━━ SUPPLIED INFORMATION

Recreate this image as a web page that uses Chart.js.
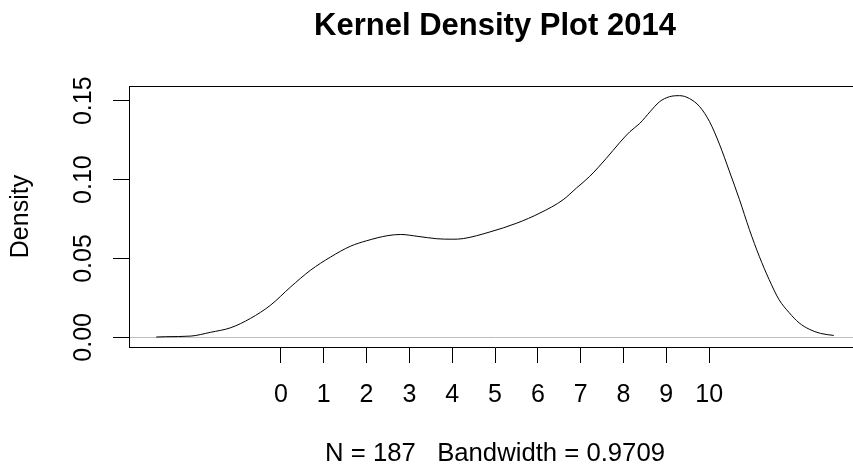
<!DOCTYPE html>
<html><head><meta charset="utf-8">
<script src="https://cdn.jsdelivr.net/npm/chart.js@4.4.1/dist/chart.umd.min.js"></script>
<style>html,body{margin:0;padding:0;background:#fff;overflow:hidden}#wrap{width:853px;height:468px;overflow:hidden}canvas{display:block}</style>
</head><body>
<div id="wrap"><canvas id="c" width="861" height="468"></canvas></div>
<script>
const titleText = 'Kernel Density Plot 2014';
const subtitleText = 'N = 187   Bandwidth = 0.9709';
const yAxisTitle = 'Density';

const densityX = [-2.91, -2.69, -2.1, -1.64, -1.17, -0.71, -0.24, 0.23, 0.69, 1.16, 1.62, 2.0, 2.5, 2.8, 3.2, 3.64, 4.0, 4.26, 4.88, 5.51, 6.05, 6.59, 6.9, 7.21, 7.6, 7.91, 8.15, 8.38, 8.62, 8.84, 9.07, 9.31, 9.54, 9.78, 10.01, 10.24, 10.47, 10.71, 10.94, 11.17, 11.4, 11.63, 11.87, 12.1, 12.34, 12.6, 12.91];
const densityY = [0.0002, 0.0004, 0.0008, 0.0032, 0.0061, 0.012, 0.0204, 0.032, 0.0425, 0.0509, 0.0577, 0.0612, 0.0645, 0.0652, 0.064, 0.0625, 0.0622, 0.0626, 0.0668, 0.0724, 0.0788, 0.0872, 0.0946, 0.102, 0.1135, 0.1234, 0.1304, 0.1356, 0.143, 0.1493, 0.1525, 0.1532, 0.1514, 0.1462, 0.1367, 0.1225, 0.1055, 0.0872, 0.0683, 0.0514, 0.0367, 0.024, 0.0156, 0.0092, 0.0051, 0.0025, 0.0012];

const xTickValues = [0, 1, 2, 3, 4, 5, 6, 7, 8, 9, 10];
const xTickLabels = ['0', '1', '2', '3', '4', '5', '6', '7', '8', '9', '10'];
const yTickValues = [0, 0.05, 0.10, 0.15];
const yTickLabels = ['0.00', '0.05', '0.10', '0.15'];
const xLimits = [-3.546, 13.546];
const yLimits = [-0.00613, 0.15933];

const FONT = "'Liberation Sans', Arial, sans-serif";
Chart.defaults.font.family = FONT;
Chart.defaults.color = '#000';

const boxTop = {
  id: 'boxTop',
  afterDraw(chart) {
    const {ctx, chartArea} = chart;
    ctx.save();
    ctx.strokeStyle = '#000';
    ctx.lineWidth = 1;
    ctx.beginPath();
    ctx.moveTo(chartArea.left, Math.round(chartArea.top) + 0.5);
    ctx.lineTo(chartArea.right, Math.round(chartArea.top) + 0.5);
    ctx.stroke();
    ctx.restore();
  }
};

new Chart(document.getElementById('c'), {
  type: 'scatter',
  data: {
    datasets: [{
      data: densityX.map((x, i) => ({x: x, y: densityY[i]})),
      showLine: true,
      borderColor: '#000',
      borderWidth: 1,
      pointRadius: 0,
      cubicInterpolationMode: 'monotone',
      fill: false
    }]
  },
  options: {
    responsive: false,
    devicePixelRatio: 1,
    animation: false,
    layout: {padding: 0},
    plugins: {
      legend: {display: false},
      tooltip: {enabled: false},
      title: {
        display: true, text: titleText, fullSize: false,
        font: {size: 31, weight: 'bold', family: FONT, lineHeight: 1.2},
        color: '#000',
        padding: {top: 8, bottom: 40.8}
      },
      subtitle: {
        display: true, text: subtitleText, position: 'bottom', fullSize: false,
        font: {size: 25.7, family: FONT, lineHeight: 1.1},
        color: '#000',
        padding: {top: 0, bottom: 0}
      }
    },
    scales: {
      x: {
        type: 'linear', min: xLimits[0], max: xLimits[1],
        afterBuildTicks: s => { s.ticks = xTickValues.map(v => ({value: v})); },
        afterFit: s => { s.height = 468 - 347 - 25.7 * 1.1; },
        grid: {drawOnChartArea: false, drawTicks: true, tickLength: 16, tickColor: '#000', tickWidth: 1},
        border: {display: true, color: '#000', width: 1},
        ticks: {
          autoSkip: false, maxRotation: 0, minRotation: 0, padding: 17.5,
          font: {size: 25, family: FONT}, color: '#000',
          callback: (v, i) => xTickLabels[i]
        }
      },
      y: {
        type: 'linear', min: yLimits[0], max: yLimits[1],
        afterBuildTicks: s => { s.ticks = yTickValues.map(v => ({value: v})); },
        afterFit: s => { s.width = 129; },
        grid: {
          drawOnChartArea: true, drawTicks: true, tickLength: 16, tickColor: '#000', tickWidth: 1,
          color: c => (c.tick && c.tick.value === 0) ? '#bebebe' : 'rgba(0,0,0,0)'
        },
        border: {display: true, color: '#000', width: 1},
        ticks: {
          autoSkip: false, minRotation: 90, maxRotation: 90, crossAlign: 'center', padding: 4.7,
          font: {size: 25, family: FONT}, color: '#000',
          callback: (v, i) => yTickLabels[i]
        },
        title: {
          display: true, text: yAxisTitle, color: '#000',
          font: {size: 25, family: FONT, lineHeight: 1.2},
          padding: {top: 6.5, bottom: 0}
        }
      }
    }
  },
  plugins: [boxTop]
});
</script>
</body></html>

━━━━

• [PROBLEM REQUIREMENTS] Produce an exact copy of each line of data, skipping embedded images.

• [EXERCISE ANSWER]
Recreate this image as a web page that uses Chart.js.
<!DOCTYPE html>
<html><head><meta charset="utf-8">
<script src="https://cdn.jsdelivr.net/npm/chart.js@4.4.1/dist/chart.umd.min.js"></script>
<style>html,body{margin:0;padding:0;background:#fff;overflow:hidden}#wrap{width:853px;height:468px;overflow:hidden}canvas{display:block}</style>
</head><body>
<div id="wrap"><canvas id="c" width="861" height="468"></canvas></div>
<script>
const titleText = 'Kernel Density Plot 2014';
const subtitleText = 'N = 187   Bandwidth = 0.9709';
const yAxisTitle = 'Density';

const densityX = [-2.91, -2.69, -2.1, -1.64, -1.17, -0.71, -0.24, 0.23, 0.69, 1.16, 1.62, 2.0, 2.5, 2.8, 3.2, 3.64, 4.0, 4.26, 4.88, 5.51, 6.05, 6.59, 6.9, 7.21, 7.6, 7.91, 8.15, 8.38, 8.62, 8.84, 9.07, 9.31, 9.54, 9.78, 10.01, 10.24, 10.47, 10.71, 10.94, 11.17, 11.4, 11.63, 11.87, 12.1, 12.34, 12.6, 12.91];
const densityY = [0.0002, 0.0004, 0.0008, 0.0032, 0.0061, 0.012, 0.0204, 0.032, 0.0425, 0.0509, 0.0577, 0.0612, 0.0645, 0.0652, 0.064, 0.0625, 0.0622, 0.0626, 0.0668, 0.0724, 0.0788, 0.0872, 0.0946, 0.102, 0.1135, 0.1234, 0.1304, 0.1356, 0.143, 0.1493, 0.1525, 0.1532, 0.1514, 0.1462, 0.1367, 0.1225, 0.1055, 0.0872, 0.0683, 0.0514, 0.0367, 0.024, 0.0156, 0.0092, 0.0051, 0.0025, 0.0012];

const xTickValues = [0, 1, 2, 3, 4, 5, 6, 7, 8, 9, 10];
const xTickLabels = ['0', '1', '2', '3', '4', '5', '6', '7', '8', '9', '10'];
const yTickValues = [0, 0.05, 0.10, 0.15];
const yTickLabels = ['0.00', '0.05', '0.10', '0.15'];
const xLimits = [-3.546, 13.546];
const yLimits = [-0.00613, 0.15933];

const FONT = "'Liberation Sans', Arial, sans-serif";
Chart.defaults.font.family = FONT;
Chart.defaults.color = '#000';

const boxTop = {
  id: 'boxTop',
  afterDraw(chart) {
    const {ctx, chartArea} = chart;
    ctx.save();
    ctx.strokeStyle = '#000';
    ctx.lineWidth = 1;
    ctx.beginPath();
    ctx.moveTo(chartArea.left, Math.round(chartArea.top) + 0.5);
    ctx.lineTo(chartArea.right, Math.round(chartArea.top) + 0.5);
    ctx.stroke();
    ctx.restore();
  }
};

new Chart(document.getElementById('c'), {
  type: 'scatter',
  data: {
    datasets: [{
      data: densityX.map((x, i) => ({x: x, y: densityY[i]})),
      showLine: true,
      borderColor: '#000',
      borderWidth: 1,
      pointRadius: 0,
      cubicInterpolationMode: 'monotone',
      fill: false
    }]
  },
  options: {
    responsive: false,
    devicePixelRatio: 1,
    animation: false,
    layout: {padding: 0},
    plugins: {
      legend: {display: false},
      tooltip: {enabled: false},
      title: {
        display: true, text: titleText, fullSize: false,
        font: {size: 31, weight: 'bold', family: FONT, lineHeight: 1.2},
        color: '#000',
        padding: {top: 8, bottom: 40.8}
      },
      subtitle: {
        display: true, text: subtitleText, position: 'bottom', fullSize: false,
        font: {size: 25.7, family: FONT, lineHeight: 1.1},
        color: '#000',
        padding: {top: 0, bottom: 0}
      }
    },
    scales: {
      x: {
        type: 'linear', min: xLimits[0], max: xLimits[1],
        afterBuildTicks: s => { s.ticks = xTickValues.map(v => ({value: v})); },
        afterFit: s => { s.height = 468 - 347 - 25.7 * 1.1; },
        grid: {drawOnChartArea: false, drawTicks: true, tickLength: 16, tickColor: '#000', tickWidth: 1},
        border: {display: true, color: '#000', width: 1},
        ticks: {
          autoSkip: false, maxRotation: 0, minRotation: 0, padding: 17.5,
          font: {size: 25, family: FONT}, color: '#000',
          callback: (v, i) => xTickLabels[i]
        }
      },
      y: {
        type: 'linear', min: yLimits[0], max: yLimits[1],
        afterBuildTicks: s => { s.ticks = yTickValues.map(v => ({value: v})); },
        afterFit: s => { s.width = 129; },
        grid: {
          drawOnChartArea: true, drawTicks: true, tickLength: 16, tickColor: '#000', tickWidth: 1,
          color: c => (c.tick && c.tick.value === 0) ? '#bebebe' : 'rgba(0,0,0,0)'
        },
        border: {display: true, color: '#000', width: 1},
        ticks: {
          autoSkip: false, minRotation: 90, maxRotation: 90, crossAlign: 'center', padding: 4.7,
          font: {size: 25, family: FONT}, color: '#000',
          callback: (v, i) => yTickLabels[i]
        },
        title: {
          display: true, text: yAxisTitle, color: '#000',
          font: {size: 25, family: FONT, lineHeight: 1.2},
          padding: {top: 6.5, bottom: 0}
        }
      }
    }
  },
  plugins: [boxTop]
});
</script>
</body></html>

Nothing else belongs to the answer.